Copy the material below verbatim from the line with "Rebuild this diagram" to the line with "(tLife) at (848,258)", both lines included, omitting pictures and every line outside that range.

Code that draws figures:
══════
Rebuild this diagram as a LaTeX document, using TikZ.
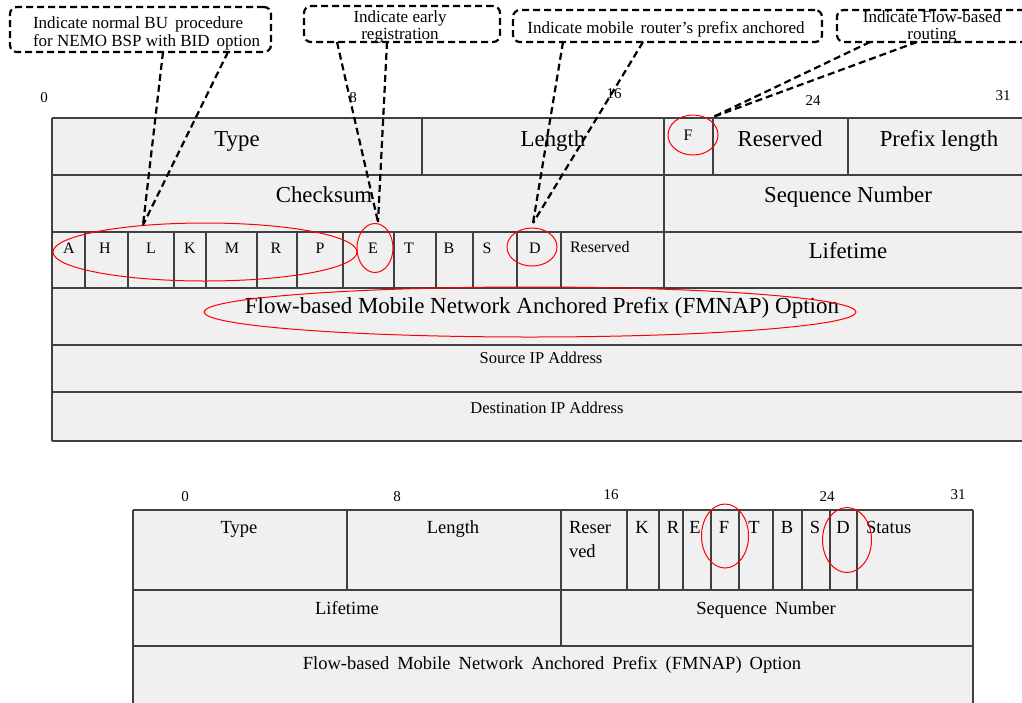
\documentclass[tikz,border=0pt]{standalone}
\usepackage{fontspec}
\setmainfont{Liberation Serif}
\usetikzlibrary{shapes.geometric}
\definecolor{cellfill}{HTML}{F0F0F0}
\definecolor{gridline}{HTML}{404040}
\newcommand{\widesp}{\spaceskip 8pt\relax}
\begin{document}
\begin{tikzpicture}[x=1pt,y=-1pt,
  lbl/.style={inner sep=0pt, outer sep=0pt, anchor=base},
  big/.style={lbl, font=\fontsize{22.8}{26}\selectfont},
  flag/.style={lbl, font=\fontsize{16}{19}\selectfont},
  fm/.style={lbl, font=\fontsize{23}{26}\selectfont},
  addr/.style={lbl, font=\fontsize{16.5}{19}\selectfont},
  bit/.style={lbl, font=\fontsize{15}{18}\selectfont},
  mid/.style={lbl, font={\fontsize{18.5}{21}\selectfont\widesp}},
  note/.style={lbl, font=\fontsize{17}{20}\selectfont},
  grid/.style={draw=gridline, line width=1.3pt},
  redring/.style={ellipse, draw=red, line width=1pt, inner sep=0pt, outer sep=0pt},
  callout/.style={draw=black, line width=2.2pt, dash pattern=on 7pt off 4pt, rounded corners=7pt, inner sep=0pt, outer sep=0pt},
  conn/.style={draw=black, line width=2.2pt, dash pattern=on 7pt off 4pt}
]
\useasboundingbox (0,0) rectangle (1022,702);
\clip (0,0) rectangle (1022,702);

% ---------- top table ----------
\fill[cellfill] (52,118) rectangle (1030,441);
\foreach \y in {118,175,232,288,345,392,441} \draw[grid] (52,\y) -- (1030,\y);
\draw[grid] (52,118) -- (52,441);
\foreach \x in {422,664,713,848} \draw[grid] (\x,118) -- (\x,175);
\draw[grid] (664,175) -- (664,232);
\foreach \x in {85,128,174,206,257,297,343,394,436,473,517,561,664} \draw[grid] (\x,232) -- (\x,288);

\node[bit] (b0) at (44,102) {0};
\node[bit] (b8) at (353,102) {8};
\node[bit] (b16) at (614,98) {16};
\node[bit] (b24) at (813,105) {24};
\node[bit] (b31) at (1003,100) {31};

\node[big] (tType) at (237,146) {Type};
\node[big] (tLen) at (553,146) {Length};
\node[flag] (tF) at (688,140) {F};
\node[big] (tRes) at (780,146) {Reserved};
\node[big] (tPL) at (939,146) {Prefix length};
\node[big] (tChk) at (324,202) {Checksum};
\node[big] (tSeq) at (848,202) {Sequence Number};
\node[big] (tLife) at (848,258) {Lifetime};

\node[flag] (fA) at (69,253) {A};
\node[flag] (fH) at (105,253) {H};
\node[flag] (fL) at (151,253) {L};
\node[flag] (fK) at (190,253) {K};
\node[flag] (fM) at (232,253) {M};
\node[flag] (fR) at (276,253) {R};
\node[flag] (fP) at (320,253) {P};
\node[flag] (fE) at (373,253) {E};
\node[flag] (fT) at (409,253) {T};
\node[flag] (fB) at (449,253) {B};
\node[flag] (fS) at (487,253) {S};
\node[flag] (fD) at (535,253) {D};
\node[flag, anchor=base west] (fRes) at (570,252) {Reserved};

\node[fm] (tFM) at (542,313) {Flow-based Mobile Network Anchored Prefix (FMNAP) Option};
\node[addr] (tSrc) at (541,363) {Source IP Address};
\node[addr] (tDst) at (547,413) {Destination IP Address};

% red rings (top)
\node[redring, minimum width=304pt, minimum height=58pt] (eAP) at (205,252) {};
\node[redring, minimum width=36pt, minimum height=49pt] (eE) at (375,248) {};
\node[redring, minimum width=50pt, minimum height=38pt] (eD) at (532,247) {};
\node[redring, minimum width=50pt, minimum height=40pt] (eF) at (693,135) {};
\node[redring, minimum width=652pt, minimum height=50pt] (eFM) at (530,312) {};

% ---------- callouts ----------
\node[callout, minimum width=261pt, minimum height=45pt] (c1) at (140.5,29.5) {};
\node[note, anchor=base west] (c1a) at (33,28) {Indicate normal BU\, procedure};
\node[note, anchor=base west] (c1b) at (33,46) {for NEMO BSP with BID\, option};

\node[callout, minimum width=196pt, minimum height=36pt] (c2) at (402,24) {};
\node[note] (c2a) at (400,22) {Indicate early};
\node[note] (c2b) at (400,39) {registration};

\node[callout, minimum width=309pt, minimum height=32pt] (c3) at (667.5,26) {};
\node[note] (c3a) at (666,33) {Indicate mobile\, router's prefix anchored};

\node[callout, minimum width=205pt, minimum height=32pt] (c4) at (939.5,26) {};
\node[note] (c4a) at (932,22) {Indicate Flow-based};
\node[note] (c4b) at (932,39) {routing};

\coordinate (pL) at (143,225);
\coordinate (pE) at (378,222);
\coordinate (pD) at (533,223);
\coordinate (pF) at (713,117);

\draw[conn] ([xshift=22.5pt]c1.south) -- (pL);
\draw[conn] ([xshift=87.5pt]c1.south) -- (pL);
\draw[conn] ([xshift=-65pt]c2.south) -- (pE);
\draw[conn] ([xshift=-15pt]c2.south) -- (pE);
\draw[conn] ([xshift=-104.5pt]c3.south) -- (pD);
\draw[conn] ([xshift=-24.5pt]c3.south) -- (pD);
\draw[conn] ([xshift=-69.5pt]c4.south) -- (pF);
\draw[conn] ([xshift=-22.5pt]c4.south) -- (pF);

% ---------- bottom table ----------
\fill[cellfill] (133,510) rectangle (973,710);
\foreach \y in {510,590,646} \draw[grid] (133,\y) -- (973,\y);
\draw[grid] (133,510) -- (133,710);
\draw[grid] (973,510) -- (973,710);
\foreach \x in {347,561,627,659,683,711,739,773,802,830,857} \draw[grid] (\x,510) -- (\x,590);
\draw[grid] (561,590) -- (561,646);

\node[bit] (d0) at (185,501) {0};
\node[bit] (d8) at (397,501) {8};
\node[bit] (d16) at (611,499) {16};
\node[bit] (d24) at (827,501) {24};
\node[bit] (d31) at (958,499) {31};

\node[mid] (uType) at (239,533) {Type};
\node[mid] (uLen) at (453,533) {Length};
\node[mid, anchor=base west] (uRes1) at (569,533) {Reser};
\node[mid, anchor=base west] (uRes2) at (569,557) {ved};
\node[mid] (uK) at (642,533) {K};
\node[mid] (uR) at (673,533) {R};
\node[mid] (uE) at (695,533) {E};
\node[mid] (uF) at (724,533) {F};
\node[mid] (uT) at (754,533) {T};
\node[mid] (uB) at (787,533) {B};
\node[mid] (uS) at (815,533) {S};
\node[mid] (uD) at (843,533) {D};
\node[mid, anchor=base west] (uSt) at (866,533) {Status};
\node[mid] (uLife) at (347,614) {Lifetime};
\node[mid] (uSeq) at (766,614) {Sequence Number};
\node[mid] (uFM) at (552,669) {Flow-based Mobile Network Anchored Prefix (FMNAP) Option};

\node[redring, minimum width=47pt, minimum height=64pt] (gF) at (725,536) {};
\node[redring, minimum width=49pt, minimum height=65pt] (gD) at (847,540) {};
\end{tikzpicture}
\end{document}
══════
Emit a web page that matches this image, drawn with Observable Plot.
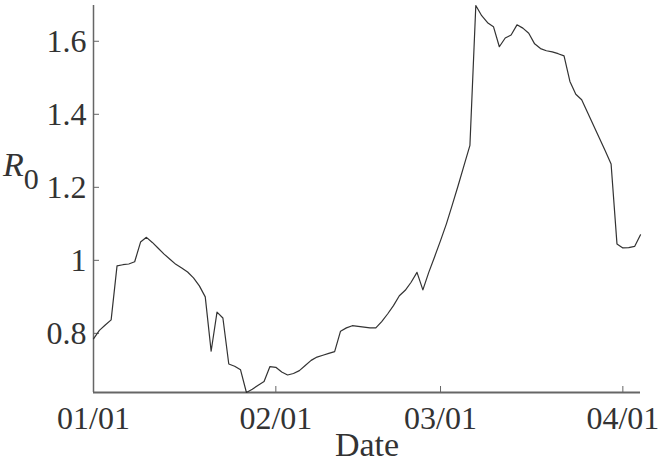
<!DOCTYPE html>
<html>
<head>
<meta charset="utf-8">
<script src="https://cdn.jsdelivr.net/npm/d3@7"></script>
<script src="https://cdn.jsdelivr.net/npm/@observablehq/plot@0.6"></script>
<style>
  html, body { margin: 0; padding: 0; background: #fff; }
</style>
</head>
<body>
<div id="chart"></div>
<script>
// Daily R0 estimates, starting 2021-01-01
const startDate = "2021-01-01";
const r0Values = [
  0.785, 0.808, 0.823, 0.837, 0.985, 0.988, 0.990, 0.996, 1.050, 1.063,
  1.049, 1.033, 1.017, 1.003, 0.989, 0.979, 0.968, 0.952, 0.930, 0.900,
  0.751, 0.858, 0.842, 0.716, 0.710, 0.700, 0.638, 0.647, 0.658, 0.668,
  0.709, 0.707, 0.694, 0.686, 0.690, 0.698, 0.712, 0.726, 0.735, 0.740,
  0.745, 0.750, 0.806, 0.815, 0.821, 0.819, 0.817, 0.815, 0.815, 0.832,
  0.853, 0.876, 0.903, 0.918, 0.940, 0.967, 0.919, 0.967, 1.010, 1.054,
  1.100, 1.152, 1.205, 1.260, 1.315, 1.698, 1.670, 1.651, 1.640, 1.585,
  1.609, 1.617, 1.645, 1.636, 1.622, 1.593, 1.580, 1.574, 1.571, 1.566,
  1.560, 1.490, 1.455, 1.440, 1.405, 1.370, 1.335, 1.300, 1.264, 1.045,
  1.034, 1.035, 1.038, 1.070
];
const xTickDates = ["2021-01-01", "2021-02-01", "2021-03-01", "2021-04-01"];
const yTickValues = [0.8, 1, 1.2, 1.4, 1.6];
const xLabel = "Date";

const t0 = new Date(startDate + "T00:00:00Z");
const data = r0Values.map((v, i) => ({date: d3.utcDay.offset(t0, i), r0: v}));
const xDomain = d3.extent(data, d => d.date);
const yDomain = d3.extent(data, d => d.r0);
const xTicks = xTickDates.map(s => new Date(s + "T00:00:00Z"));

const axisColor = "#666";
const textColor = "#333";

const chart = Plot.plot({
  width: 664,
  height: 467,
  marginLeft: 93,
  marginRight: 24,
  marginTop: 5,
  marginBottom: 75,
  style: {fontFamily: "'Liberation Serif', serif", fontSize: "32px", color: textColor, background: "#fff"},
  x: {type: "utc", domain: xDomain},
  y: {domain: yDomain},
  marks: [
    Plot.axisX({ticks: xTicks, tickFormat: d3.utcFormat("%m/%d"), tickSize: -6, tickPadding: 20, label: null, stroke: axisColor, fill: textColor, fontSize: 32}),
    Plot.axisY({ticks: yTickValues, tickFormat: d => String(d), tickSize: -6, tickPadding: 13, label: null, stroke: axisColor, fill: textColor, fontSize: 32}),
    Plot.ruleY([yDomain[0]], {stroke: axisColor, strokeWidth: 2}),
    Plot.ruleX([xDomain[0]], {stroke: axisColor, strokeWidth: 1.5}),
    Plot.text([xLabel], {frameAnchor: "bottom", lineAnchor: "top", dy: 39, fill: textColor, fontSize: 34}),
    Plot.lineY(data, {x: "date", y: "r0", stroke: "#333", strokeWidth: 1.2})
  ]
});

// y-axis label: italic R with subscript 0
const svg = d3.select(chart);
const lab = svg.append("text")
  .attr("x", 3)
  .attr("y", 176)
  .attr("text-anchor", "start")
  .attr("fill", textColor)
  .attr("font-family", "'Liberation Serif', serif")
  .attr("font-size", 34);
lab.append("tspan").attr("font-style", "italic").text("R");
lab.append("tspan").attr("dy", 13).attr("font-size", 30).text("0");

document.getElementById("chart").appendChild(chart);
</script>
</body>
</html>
══════
Final result -
Rebuild this diagram as a LaTeX document, using TikZ.
\documentclass[tikz,border=0pt]{standalone}
\usepackage{fontspec}
\setmainfont{Liberation Serif}
\usetikzlibrary{shapes.geometric}
\definecolor{cellfill}{HTML}{F0F0F0}
\definecolor{gridline}{HTML}{404040}
\newcommand{\widesp}{\spaceskip 8pt\relax}
\begin{document}
\begin{tikzpicture}[x=1pt,y=-1pt,
  lbl/.style={inner sep=0pt, outer sep=0pt, anchor=base},
  big/.style={lbl, font=\fontsize{22.8}{26}\selectfont},
  flag/.style={lbl, font=\fontsize{16}{19}\selectfont},
  fm/.style={lbl, font=\fontsize{23}{26}\selectfont},
  addr/.style={lbl, font=\fontsize{16.5}{19}\selectfont},
  bit/.style={lbl, font=\fontsize{15}{18}\selectfont},
  mid/.style={lbl, font={\fontsize{18.5}{21}\selectfont\widesp}},
  note/.style={lbl, font=\fontsize{17}{20}\selectfont},
  grid/.style={draw=gridline, line width=1.3pt},
  redring/.style={ellipse, draw=red, line width=1pt, inner sep=0pt, outer sep=0pt},
  callout/.style={draw=black, line width=2.2pt, dash pattern=on 7pt off 4pt, rounded corners=7pt, inner sep=0pt, outer sep=0pt},
  conn/.style={draw=black, line width=2.2pt, dash pattern=on 7pt off 4pt}
]
\useasboundingbox (0,0) rectangle (1022,702);
\clip (0,0) rectangle (1022,702);

% ---------- top table ----------
\fill[cellfill] (52,118) rectangle (1030,441);
\foreach \y in {118,175,232,288,345,392,441} \draw[grid] (52,\y) -- (1030,\y);
\draw[grid] (52,118) -- (52,441);
\foreach \x in {422,664,713,848} \draw[grid] (\x,118) -- (\x,175);
\draw[grid] (664,175) -- (664,232);
\foreach \x in {85,128,174,206,257,297,343,394,436,473,517,561,664} \draw[grid] (\x,232) -- (\x,288);

\node[bit] (b0) at (44,102) {0};
\node[bit] (b8) at (353,102) {8};
\node[bit] (b16) at (614,98) {16};
\node[bit] (b24) at (813,105) {24};
\node[bit] (b31) at (1003,100) {31};

\node[big] (tType) at (237,146) {Type};
\node[big] (tLen) at (553,146) {Length};
\node[flag] (tF) at (688,140) {F};
\node[big] (tRes) at (780,146) {Reserved};
\node[big] (tPL) at (939,146) {Prefix length};
\node[big] (tChk) at (324,202) {Checksum};
\node[big] (tSeq) at (848,202) {Sequence Number};
\node[big] (tLife) at (848,258) {Lifetime};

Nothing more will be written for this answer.